President Reuven Rivlin with Egyptian Ambassador to Israel Khaled Azmi at the President's Residence on June 25, 2019.
(photo credit: MARK NEYMAN/GPO)
It is rare for an Israeli minister to admit to flawed thinking, but that’s just what Regional Cooperation Minister Tzachi Hanegbi did on Tuesday, at a reception hosted by President Reuven Rivlin to mark the 40th anniversary of the peace agreement between Israel and Egypt.
Being raised in a staunchly patriotic, right-wing environment, Hanegbi said his initial reaction to the peace agreement was one of shock and disbelief. He was abroad at the time, and when he read in the newspaper that the agreement included Israel’s withdrawal from Sinai, he became heartbroken and devastated.

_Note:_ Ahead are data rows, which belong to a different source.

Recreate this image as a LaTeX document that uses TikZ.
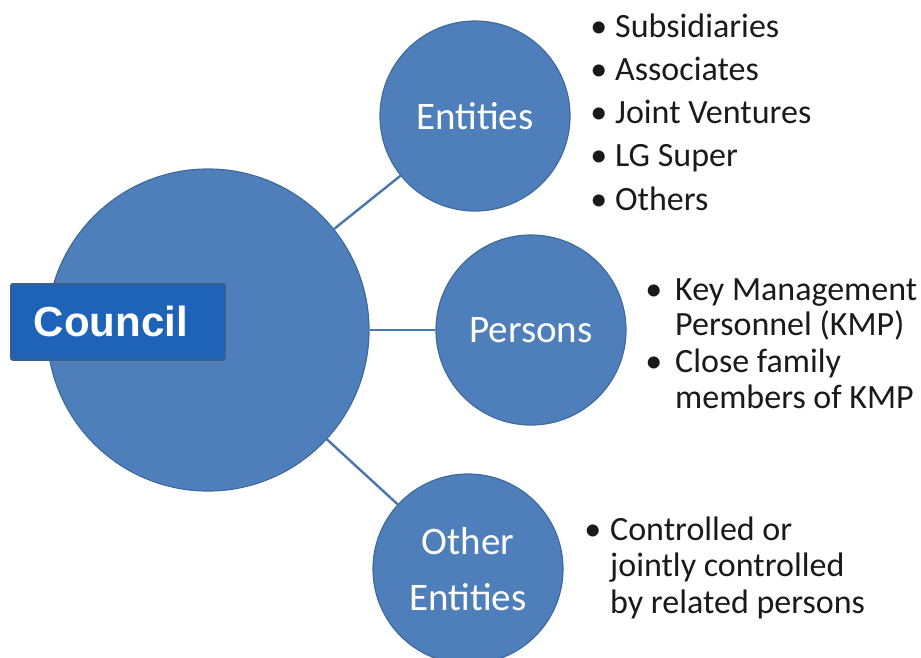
\documentclass[tikz,border=0pt]{standalone}
\usepackage{fontspec}
\setmainfont{Carlito}
\newfontfamily\councilfont{Liberation Sans}
\definecolor{bubfill}{HTML}{4F7FBB}
\definecolor{bubedge}{HTML}{3F6A9E}
\definecolor{linkcol}{HTML}{4A76AE}
\definecolor{boxfill}{HTML}{1F63B8}
\definecolor{boxedge}{HTML}{3C5E8C}
\definecolor{txt}{HTML}{1A1A1A}
\begin{document}
\begin{tikzpicture}[x=1pt,y=-1pt,
  bub/.style={circle,fill=bubfill,draw=bubedge,line width=1.2pt,inner sep=0pt,
    text=white,font=\fontsize{39}{56}\selectfont,align=center},
  link/.style={draw=linkcol,line width=2.4pt},
  cbox/.style={rectangle,rounded corners=2pt,fill=boxfill,draw=boxedge,line width=1.8pt,
    text=white,font=\councilfont\bfseries\fontsize{42}{48}\selectfont,
    inner xsep=23pt,inner ysep=0pt,text width=168pt,align=left,minimum height=76pt},
  blist/.style={anchor=base west,inner sep=0pt,text=txt,align=left}
]
\useasboundingbox (0,0) rectangle (921,657);
% circles
\node[bub,minimum size=322pt] (c0) at (208,330) {};
\node[bub,minimum size=190pt] (ent) at (475,116) {Entities};
\node[bub,minimum size=190pt] (per) at (531,330) {Persons};
\node[bub,minimum size=190pt] (oth) at (468,569) {Other\\Entities};
% connectors
\draw[link] (c0) -- (ent);
\draw[link] (c0) -- (per);
\draw[link] (c0) -- (oth);
% council box
\node[cbox,anchor=north west] (council) at (10,283) {Council};
% bullet lists
\node[blist] (l1) at (615,37) {\fontsize{34}{43.3}\selectfont
  \begin{tabular}[t]{@{}l@{}}
  \llap{\textbullet\hspace{8pt}}Subsidiaries\\
  \llap{\textbullet\hspace{8pt}}Associates\\
  \llap{\textbullet\hspace{8pt}}Joint Ventures\\
  \llap{\textbullet\hspace{8pt}}LG Super\\
  \llap{\textbullet\hspace{8pt}}Others
  \end{tabular}};
\node[blist] (l2) at (675,300) {\fontsize{34}{35.5}\selectfont
  \begin{tabular}[t]{@{}l@{}}
  \llap{\textbullet\hspace{13pt}}Key Management\\
  Personnel (KMP)\\[1.5pt]
  \llap{\textbullet\hspace{13pt}}Close family\\
  members of KMP
  \end{tabular}};
\node[blist] (l3) at (610,540) {\fontsize{34}{36.5}\selectfont
  \begin{tabular}[t]{@{}l@{}}
  \llap{\textbullet\hspace{9pt}}Controlled or\\
  jointly controlled\\
  by related persons
  \end{tabular}};
\end{tikzpicture}
\end{document}
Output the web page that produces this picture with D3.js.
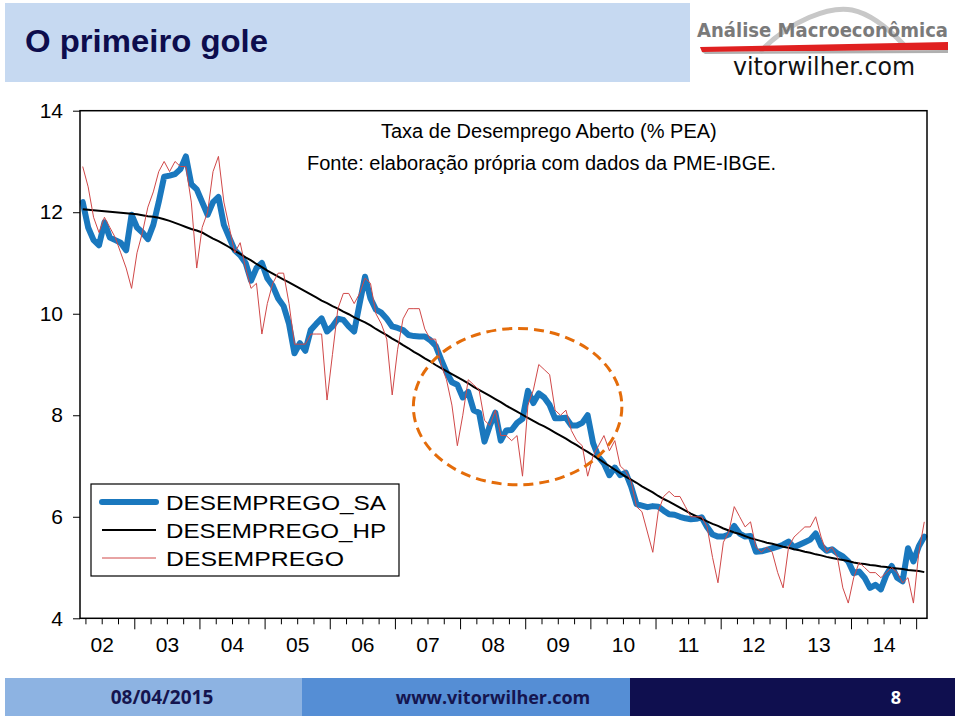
<!DOCTYPE html>
<html><head><meta charset="utf-8">
<script src="https://cdn.jsdelivr.net/npm/d3@7"></script>
<style>body{margin:0;background:#fff}svg{display:block}</style>
</head><body>
<svg id="c" width="960" height="716"></svg>
<script>
// ---------- DATA ----------
const yearLabels = ["02","03","04","05","06","07","08","09","10","11","12","13","14"];
const yTicks = [4, 6, 8, 10, 12, 14];
const seriesNames = ["DESEMPREGO_SA", "DESEMPREGO_HP", "DESEMPREGO"];
// monthly, 2002M03 .. 2015M02 (156 observations)
const desemprego = [
  12.9,12.5,11.9,11.6,11.9,11.7,11.5,11.2,10.9,10.5,
  11.2,11.6,12.1,12.4,12.8,13.0,12.8,13.0,12.9,12.9,12.2,10.9,
  11.7,12.0,12.8,13.1,12.2,11.7,11.2,11.4,10.9,10.5,10.6,9.6,
  10.2,10.6,10.8,10.8,10.2,9.4,9.4,9.4,9.6,9.6,9.6,8.3,
  9.2,10.1,10.4,10.4,10.2,10.4,10.7,10.6,10.0,9.8,9.5,8.4,
  9.3,9.9,10.1,10.1,10.1,9.7,9.5,9.5,9.0,8.7,8.2,7.4,
  8.0,8.7,8.6,8.5,7.9,7.8,8.1,7.6,7.6,7.5,7.6,6.8,
  8.2,8.5,9.0,8.9,8.8,8.1,8.0,8.1,7.7,7.5,7.4,6.8,
  7.2,7.4,7.6,7.3,7.5,7.0,6.9,6.7,6.2,6.1,5.7,5.3,
  6.1,6.4,6.5,6.4,6.4,6.2,6.0,6.0,6.0,5.8,5.2,4.7,
  5.5,5.7,6.2,6.0,5.8,5.9,5.4,5.3,5.4,5.3,4.9,4.6,
  5.4,5.6,5.7,5.8,5.8,6.0,5.6,5.3,5.4,5.2,4.6,4.3,
  4.8,5.1,5.0,4.9,4.9,4.8,4.9,5.0,4.9,4.7,4.8,4.3,
  5.3,5.9
];
const desempregoSA = [
  12.2,11.7,11.45,11.35,11.8,11.5,11.45,11.4,11.25,11.95,
  11.7,11.6,11.47,11.75,12.2,12.7,12.72,12.75,12.85,13.1,12.55,12.45,
  12.2,11.95,12.2,12.3,11.75,11.5,11.25,11.15,11.0,10.65,10.9,11.0,
  10.7,10.55,10.3,10.15,9.8,9.22,9.42,9.27,9.68,9.8,9.91,9.65,
  9.75,9.9,9.88,9.75,9.65,10.2,10.73,10.3,10.08,10.02,9.9,9.75,
  9.72,9.68,9.58,9.56,9.55,9.55,9.48,9.37,9.1,8.85,8.65,8.6,
  8.35,8.46,8.1,8.05,7.48,7.8,8.05,7.5,7.7,7.71,7.85,7.93,
  8.48,8.24,8.43,8.35,8.2,7.94,7.94,7.95,7.8,7.8,7.85,8.0,
  7.45,7.18,7.05,6.82,6.97,6.82,6.87,6.6,6.25,6.22,6.19,6.21,
  6.2,6.12,6.05,6.04,6.0,5.97,5.95,5.96,5.99,5.8,5.65,5.61,
  5.61,5.65,5.82,5.67,5.61,5.62,5.31,5.32,5.35,5.38,5.41,5.45,
  5.51,5.4,5.45,5.5,5.55,5.67,5.43,5.33,5.36,5.28,5.22,5.12,
  4.89,4.92,4.8,4.6,4.66,4.57,4.85,5.03,4.8,4.73,5.38,5.12,
  5.42,5.61
];
const desempregoHP = [
  12.06,12.05,12.04,12.03,12.02,12.01,12.00,11.99,11.98,11.97,
  11.96,11.94,11.92,11.91,11.89,11.86,11.83,11.79,11.75,11.71,11.67,11.64,
  11.60,11.54,11.48,11.43,11.37,11.31,11.24,11.18,11.11,11.05,10.98,10.92,
  10.85,10.79,10.73,10.67,10.62,10.56,10.50,10.44,10.38,10.32,10.26,10.21,
  10.15,10.10,10.04,9.99,9.93,9.88,9.83,9.77,9.70,9.64,9.58,9.51,
  9.45,9.38,9.32,9.25,9.19,9.12,9.06,8.99,8.93,8.87,8.81,8.75,
  8.69,8.63,8.56,8.50,8.44,8.38,8.32,8.26,8.19,8.13,8.07,8.01,
  7.95,7.89,7.83,7.78,7.72,7.66,7.60,7.54,7.47,7.41,7.34,7.28,
  7.21,7.14,7.07,7.00,6.93,6.86,6.79,6.73,6.67,6.60,6.54,6.48,
  6.41,6.35,6.30,6.24,6.18,6.12,6.06,6.01,5.96,5.91,5.86,5.82,
  5.77,5.73,5.69,5.66,5.62,5.58,5.55,5.52,5.49,5.47,5.44,5.41,
  5.39,5.36,5.34,5.31,5.29,5.26,5.24,5.21,5.19,5.17,5.15,5.13,
  5.10,5.08,5.07,5.05,5.04,5.02,5.01,4.99,4.98,4.97,4.95,4.94,
  4.93,4.91
];
// highlighted period (ellipse), in month-index / value units
const highlight = {month: 80.1, value: 8.17, rMonths: 19.2, rValue: 1.54};

// ---------- LAYOUT ----------
const svg = d3.select("#c");
const nObs = desemprego.length;
const plot = {left: 80, right: 927, top: 110.7, bottom: 618.3};
const x = d3.scaleLinear().domain([0, nObs]).range([plot.left, plot.right]);
const y = d3.scaleLinear().domain([4, 14]).range([plot.bottom, plot.top]);
const px = i => x(i + 0.5);

// ---------- HEADER ----------
svg.append("rect").attr("x", 5).attr("y", 3).attr("width", 685).attr("height", 79).attr("fill", "#c6d9f1");
svg.append("text").attr("x", 25).attr("y", 52)
  .attr("font-family", "Liberation Sans, Arial, sans-serif").attr("font-weight", "bold")
  .attr("font-size", 32).attr("fill", "#0d0d4d")
  .attr("textLength", 243).attr("lengthAdjust", "spacingAndGlyphs").text("O primeiro gole");

// logo
const logo = svg.append("g");
logo.append("path").attr("d", "M760,52 C790,20 830,6 852,10 C872,14 890,30 905,46")
  .attr("fill", "none").attr("stroke", "#c8c8c8").attr("stroke-width", 5);
logo.append("path").attr("d", "M700,47 L948,42 L948,50 L702,52 Z").attr("fill", "#e02020");
logo.append("path").attr("d", "M702,52 L948,50 L948,53 L705,54 Z").attr("fill", "#b0b0b0");
logo.append("text").attr("x", 697).attr("y", 37)
  .attr("font-family", "DejaVu Sans, sans-serif").attr("font-size", 19).attr("font-weight", "bold")
  .attr("fill", "#7a7a7a").attr("textLength", 251).attr("lengthAdjust", "spacingAndGlyphs")
  .text("Análise Macroeconômica");
logo.append("text").attr("x", 733).attr("y", 75)
  .attr("font-family", "DejaVu Sans, sans-serif").attr("font-size", 24)
  .attr("fill", "#111").attr("textLength", 182).attr("lengthAdjust", "spacingAndGlyphs")
  .text("vitorwilher.com");

// ---------- PLOT ----------
const font = "Liberation Sans, Arial, sans-serif";

// annotation texts
svg.append("text").attr("x", 381).attr("y", 138).attr("font-family", font).attr("font-size", 20)
  .attr("fill", "#000").text("Taxa de Desemprego Aberto (% PEA)");
svg.append("text").attr("x", 307).attr("y", 170).attr("font-family", font).attr("font-size", 20)
  .attr("fill", "#000").text("Fonte: elaboração própria com dados da PME-IBGE.");

// lines
const line = d3.line().x((d, i) => px(i)).y(d => y(d));
svg.append("path").datum(desempregoSA).attr("d", line).attr("fill", "none")
  .attr("stroke", "#1a78be").attr("stroke-width", 6).attr("stroke-linejoin", "round").attr("stroke-linecap", "round");
svg.append("path").datum(desempregoHP).attr("d", line).attr("fill", "none")
  .attr("stroke", "#000").attr("stroke-width", 2);
svg.append("path").datum(desemprego).attr("d", line).attr("fill", "none")
  .attr("stroke", "#d04848").attr("stroke-width", 1);

// ellipse highlight
svg.append("ellipse")
  .attr("cx", px(highlight.month)).attr("cy", y(highlight.value))
  .attr("rx", x(highlight.rMonths) - x(0)).attr("ry", y(0) - y(highlight.rValue))
  .attr("fill", "none").attr("stroke", "#e46c0a").attr("stroke-width", 3).attr("stroke-dasharray", "10,6");

// frame
svg.append("rect").attr("x", plot.left).attr("y", plot.top)
  .attr("width", plot.right - plot.left).attr("height", plot.bottom - plot.top)
  .attr("fill", "none").attr("stroke", "#000").attr("stroke-width", 1.5);

// y axis
const yAx = svg.append("g").attr("transform", `translate(${plot.left},0)`)
  .call(d3.axisLeft(y).tickValues(yTicks).tickSize(7).tickPadding(10).tickFormat(d3.format("d")));
yAx.select(".domain").remove();
yAx.selectAll("text").attr("font-family", font).attr("font-size", 21).attr("fill", "#000");

// x axis ticks (quarters, years)
const quarterIdx = d3.range(nObs).filter(i => (i + 2) % 3 === 0 && i > 0);
const yearIdx = quarterIdx.filter(i => (i + 2) % 12 === 0);
const xAx = svg.append("g").attr("transform", `translate(0,${plot.bottom})`)
  .call(d3.axisBottom(x).tickValues(quarterIdx).tickSize(6).tickFormat(""));
xAx.select(".domain").remove();
xAx.selectAll(".tick line").attr("y2", d => yearIdx.includes(d) ? 11 : 6);

const yearCenters = yearLabels.map((l, k) => k * 12 + 4);
const xLab = svg.append("g").attr("transform", `translate(0,${plot.bottom})`)
  .call(d3.axisBottom(x).tickValues(yearCenters).tickSize(0).tickPadding(19)
    .tickFormat((d, k) => yearLabels[k]));
xLab.select(".domain").remove();
xLab.selectAll("text").attr("font-family", font).attr("font-size", 21).attr("fill", "#000");

// legend
const lg = svg.append("g");
lg.append("rect").attr("x", 91).attr("y", 484).attr("width", 308).attr("height", 92)
  .attr("fill", "#fff").attr("stroke", "#000").attr("stroke-width", 1.2);
const legStyles = [
  {stroke: "#1a78be", w: 6},
  {stroke: "#000", w: 2},
  {stroke: "#d04848", w: 1}
];
seriesNames.forEach((n, k) => {
  const cy = 502 + k * 28;
  lg.append("line").attr("x1", 102).attr("x2", 156).attr("y1", cy).attr("y2", cy)
    .attr("stroke", legStyles[k].stroke).attr("stroke-width", legStyles[k].w).attr("stroke-linecap", k === 0 ? "round" : "butt");
  lg.append("text").attr("x", 166).attr("y", cy + 8).attr("font-family", font).attr("font-size", 21)
    .attr("textLength", k === 2 ? 178 : 220).attr("lengthAdjust", "spacingAndGlyphs")
    .attr("fill", "#000").text(n);
});

// ---------- FOOTER ----------
const footer = [
  {x: 5, w: 297, fill: "#8db3e2", text: "08/04/2015", tx: 162, col: "#15154f", size: 19},
  {x: 302, w: 328, fill: "#558ed5", text: "www.vitorwilher.com", tx: 493, col: "#15154f", size: 18},
  {x: 630, w: 325, fill: "#0f0f4f", text: "8", tx: 896, col: "#ffffff", size: 18}
];
footer.forEach(f => {
  svg.append("rect").attr("x", f.x).attr("y", 678).attr("width", f.w).attr("height", 38).attr("fill", f.fill);
  svg.append("text").attr("x", f.tx).attr("y", 704).attr("text-anchor", "middle")
    .attr("font-family", "Open Sans, Lato, sans-serif").attr("font-weight", "bold").attr("font-size", f.size)
    .attr("fill", f.col).text(f.text);
});
</script>
</body></html>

Hanegbi could not believe that prime minister Menachem Begin – the leader of the party for which he voted and the man who had been his parents’ commander in the underground resistance to the British – could do such a thing.
Hanegbi spent the next four years protesting and demonstrating against the agreement, trying to get people to join him. Today, he said, with hindsight and a different mindset, “Thank God no one listened to me.”
Referring to Begin and Egyptian president Anwar Sadat, Hanegbi acknowledged that “they saw what I was unable to see.”
Every speaker referred in one way or another to the courage and vision of the two men, who worked together to change a destructive reality.
“Today, we still have strong leaders realizing the dream of ‘no more war, no more bloodshed’” Hanegbi said, alluding to Begin’s words spoken at the signing ceremony, and that Israel and Egypt are an example to the whole Middle East that reconciliation and sanity can always triumph over fanaticism.
The reception, a joint endeavor of the president’s office, the Foreign Ministry, the Ministry for Regional Cooperation, and the Egyptian Embassy attracted a full-force diplomatic audience, as well as some of the people who had been closely involved in the negotiations, including former Supreme Court judges Aharon Barak and Elyakim Rubinstein, and former minister Moshe Shahal.
RIVLIN SAID that the peace agreement was an outstanding achievement in the face of regional instability and a great gift to both nations, which have now known peace with each other for two generations.
Calling the agreement “a cornerstone for stability in the Middle East,” the president gave credit to Sisi for his commitment to that peace and stability, and recalled that in 1973, after a war with thousands of casualties, neither side could have imagined that they would make peace with each other six years later.
Rivlin noted that Israel and Egypt work closely together to counter terrorism.
“If we increase our cooperation, we can do much more good, not just for our own countries but for the whole region and the world,” he said.
The eloquent Khaled Azmi, Egypt’s seventh ambassador to Israel, paid tribute to all those past and present who contributed to promoting and attaining the peace agreement, and to those who have succeeded in maintaining it.
He also lauded a leadership that inspired hope to cross unchartered waters with the aim of inspiring peace, emphasizing that Egypt was a pioneer in initiating peace in the Middle East.
Turning to the present impasse in Israeli-Palestinian conflict, Azmi said that there must be a mutual willingness to coexist in peace and security, and that the alternative to a two-state solution is open-ended turmoil for everyone.
Foreign Minister Israel Katz said it is apparent that the peace agreement was a strategy and a step forward that has stood the test of time, and has also been beneficial to Israel’s economy because considerable funds previously allocated for defense could be channeled elsewhere.
“We have open lines of communication” said Katz, who has made it his mission to promote regional cooperation with all of Israel’s neighbors with the aim of securing benefits for all.
The decision to make peace with Egypt was a correct decision, Katz stated: “Now we must continue with the rest of the region.”